Bloomberg just put an AI agent inside the Terminal, and if you're still typing queries into search boxes, you're already behind.

The Summary

  • Kevin Sheekey demonstrated ASKB, Bloomberg's agentic AI, live at the Bloomberg Family Office Summit 2026 in Hong Kong
  • Bloomberg Terminal users now get an AI agent that works *inside* the workflow, not alongside it
  • This is the first major financial data platform embedding agentic AI directly into its core product

The Signal

Bloomberg didn't build a chatbot. They built an agent. The distinction matters. ASKB operates within the Bloomberg Terminal, the $24,000-per-year nerve center for global finance. That means 325,000 traders, analysts, and portfolio managers now have an AI that doesn't just answer questions, it acts on Terminal data in real time.

Kevin Sheekey, Bloomberg's Vice Chairman, chose the Family Office Summit in Hong Kong for the demo. Smart venue. Family offices manage trillions and increasingly automate research, compliance, and portfolio rebalancing. They're early adopters who'll pay for tools that compress decision cycles from hours to minutes.

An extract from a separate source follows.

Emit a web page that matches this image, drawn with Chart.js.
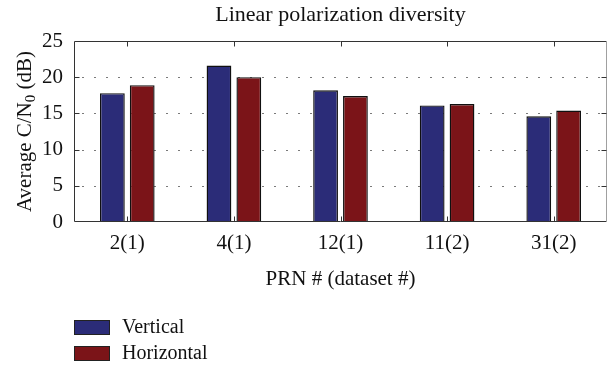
<!DOCTYPE html>
<html>
<head>
<meta charset="utf-8">
<script src="https://cdn.jsdelivr.net/npm/chart.js@4.4.1/dist/chart.umd.min.js"></script>
<style>
  html, body { margin: 0; padding: 0; background: #ffffff; }
  #wrap { width: 608px; height: 366px; position: relative; }
</style>
</head>
<body>
<div id="wrap"><canvas id="c" width="608" height="366"></canvas></div>
<script>
// PRN (dataset) categories and average C/N0 per polarization, dB
const categories = ['2(1)', '4(1)', '12(1)', '11(2)', '31(2)'];
const vertical   = [17.8, 21.6, 18.2, 16.1, 14.6];
const horizontal = [18.9, 20.0, 17.4, 16.3, 15.4];
const yTicks     = [0, 5, 10, 15, 20, 25];

const seriesNames  = ['Vertical', 'Horizontal'];
const seriesColors = ['#2b2c78', '#7b1418'];

const SERIF = '"Liberation Serif", "DejaVu Serif", serif';

// Frame, inward ticks, dotted grid, axis titles and a stacked legend
const decorations = {
  id: 'decorations',
  beforeDatasetsDraw(chart) {
    const { ctx, chartArea: a, scales: { y } } = chart;
    ctx.save();
    // dotted horizontal grid
    ctx.strokeStyle = '#7a7a7a';
    ctx.lineWidth = 1;
    ctx.setLineDash([2, 10]);
    yTicks.slice(1, -1).forEach(v => {
      const py = Math.round(y.getPixelForValue(v)) + 0.5;
      ctx.beginPath();
      ctx.moveTo(a.left + 8, py);
      ctx.lineTo(a.right - 6, py);
      ctx.stroke();
    });
    ctx.restore();
  },
  afterDatasetsDraw(chart) {
    const { ctx, chartArea: a, scales: { x, y } } = chart;
    ctx.save();
    ctx.setLineDash([]);
    ctx.lineWidth = 1;
    ctx.strokeStyle = '#333333';
    const L = Math.round(a.left) + 0.5, R = Math.round(a.right) - 0.5;
    const T = Math.round(a.top) + 0.5, B = Math.round(a.bottom) - 0.5;
    // frame
    ctx.beginPath();
    ctx.moveTo(R, T); ctx.lineTo(L, T); ctx.lineTo(L, B); ctx.lineTo(R, B);
    ctx.stroke();
    ctx.strokeStyle = '#a0a0a0';
    ctx.beginPath(); ctx.moveTo(R, T); ctx.lineTo(R, B); ctx.stroke();
    // inward ticks
    ctx.strokeStyle = '#333333';
    const tl = 5;
    categories.forEach((_, i) => {
      const px = Math.round(x.getPixelForValue(i)) + 0.5;
      ctx.beginPath();
      ctx.moveTo(px, T); ctx.lineTo(px, T + tl);
      ctx.moveTo(px, B); ctx.lineTo(px, B - tl);
      ctx.stroke();
    });
    yTicks.slice(1, -1).forEach(v => {
      const py = Math.round(y.getPixelForValue(v)) + 0.5;
      ctx.beginPath();
      ctx.moveTo(L, py); ctx.lineTo(L + tl, py);
      ctx.moveTo(R, py); ctx.lineTo(R - tl, py);
      ctx.stroke();
    });

    // title
    ctx.fillStyle = '#111111';
    ctx.font = '22px ' + SERIF;
    ctx.textAlign = 'center';
    ctx.textBaseline = 'middle';
    ctx.fillText('Linear polarization diversity', (a.left + a.right) / 2, 15);

    // y-axis title with subscript zero
    const parts = [
      { t: 'Average C/N', f: '21px ' + SERIF, dy: 0 },
      { t: '0', f: '15px ' + SERIF, dy: 4 },
      { t: ' (dB)', f: '21px ' + SERIF, dy: 0 }
    ];
    let total = 0;
    parts.forEach(p => { ctx.font = p.f; p.w = ctx.measureText(p.t).width; total += p.w; });
    ctx.translate(24, (a.top + a.bottom) / 2);
    ctx.rotate(-Math.PI / 2);
    ctx.textAlign = 'left';
    ctx.textBaseline = 'alphabetic';
    let cx = -total / 2;
    parts.forEach(p => {
      ctx.font = p.f;
      ctx.fillText(p.t, cx, 7 + p.dy);
      cx += p.w;
    });
    ctx.setTransform(1, 0, 0, 1, 0, 0);

    // stacked legend below the axis
    ctx.font = '20px ' + SERIF;
    ctx.textAlign = 'left';
    ctx.textBaseline = 'middle';
    seriesNames.forEach((name, i) => {
      const by = 320 + i * 26;
      ctx.fillStyle = seriesColors[i];
      ctx.fillRect(74, by, 36, 15);
      ctx.strokeStyle = '#222222';
      ctx.strokeRect(74.5, by + 0.5, 35, 14);
      ctx.fillStyle = '#111111';
      ctx.fillText(name, 122, by + 8);
    });
    ctx.restore();
  }
};

new Chart(document.getElementById('c'), {
  type: 'bar',
  data: {
    labels: categories,
    datasets: [
      { label: seriesNames[0], data: vertical,   backgroundColor: seriesColors[0] },
      { label: seriesNames[1], data: horizontal, backgroundColor: seriesColors[1] }
    ]
  },
  options: {
    responsive: false,
    animation: false,
    devicePixelRatio: 1,
    layout: { padding: { top: 41, left: 0, right: 1, bottom: 74 } },
    datasets: {
      bar: {
        categoryPercentage: 0.56,
        barPercentage: 0.83,
        borderColor: '#101010',
        borderWidth: 1.4
      }
    },
    plugins: {
      legend: { display: false },
      title: { display: false },
      tooltip: { enabled: false }
    },
    scales: {
      x: {
        grid: { display: false, drawTicks: false },
        border: { display: false },
        ticks: { color: '#111111', font: { family: SERIF, size: 21 }, padding: 9 },
        title: {
          display: true, text: 'PRN # (dataset #)', color: '#111111',
          font: { family: SERIF, size: 21 }, padding: { top: 10, bottom: 0 }
        },
        afterFit(s) { s.height = 70; }
      },
      y: {
        min: 0, max: 25,
        afterBuildTicks(s) { s.ticks = yTicks.map(v => ({ value: v })); },
        grid: { display: false, drawTicks: false },
        border: { display: false },
        ticks: { color: '#111111', font: { family: SERIF, size: 21 }, padding: 11 },
        afterFit(s) { s.width = 74; }
      }
    }
  },
  plugins: [decorations]
});
</script>
</body>
</html>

The play here is clear: Bloomberg is racing to become infrastructure for the agent economy before someone unbundles them. Financial data has always been a moat business. High switching costs, proprietary feeds, entrenched workflows. But LLMs can now parse SEC filings, earnings calls, and market data from any source. Bloomberg's response is to make their Terminal the place where your agents live and work, not just where you pull data to feed other tools.

The Implication

If you're building financial agents or tools that ingest market data, watch how Bloomberg prices and gates ASKB access. They could open APIs and become the AWS of financial agents. Or they could lock it down, force competitors to build around them, and trigger a wave of startups trying to replicate Terminal data on open infrastructure. Either way, agentic AI just became table stakes for any serious financial software. The Terminal isn't just a data feed anymore. It's an operating system.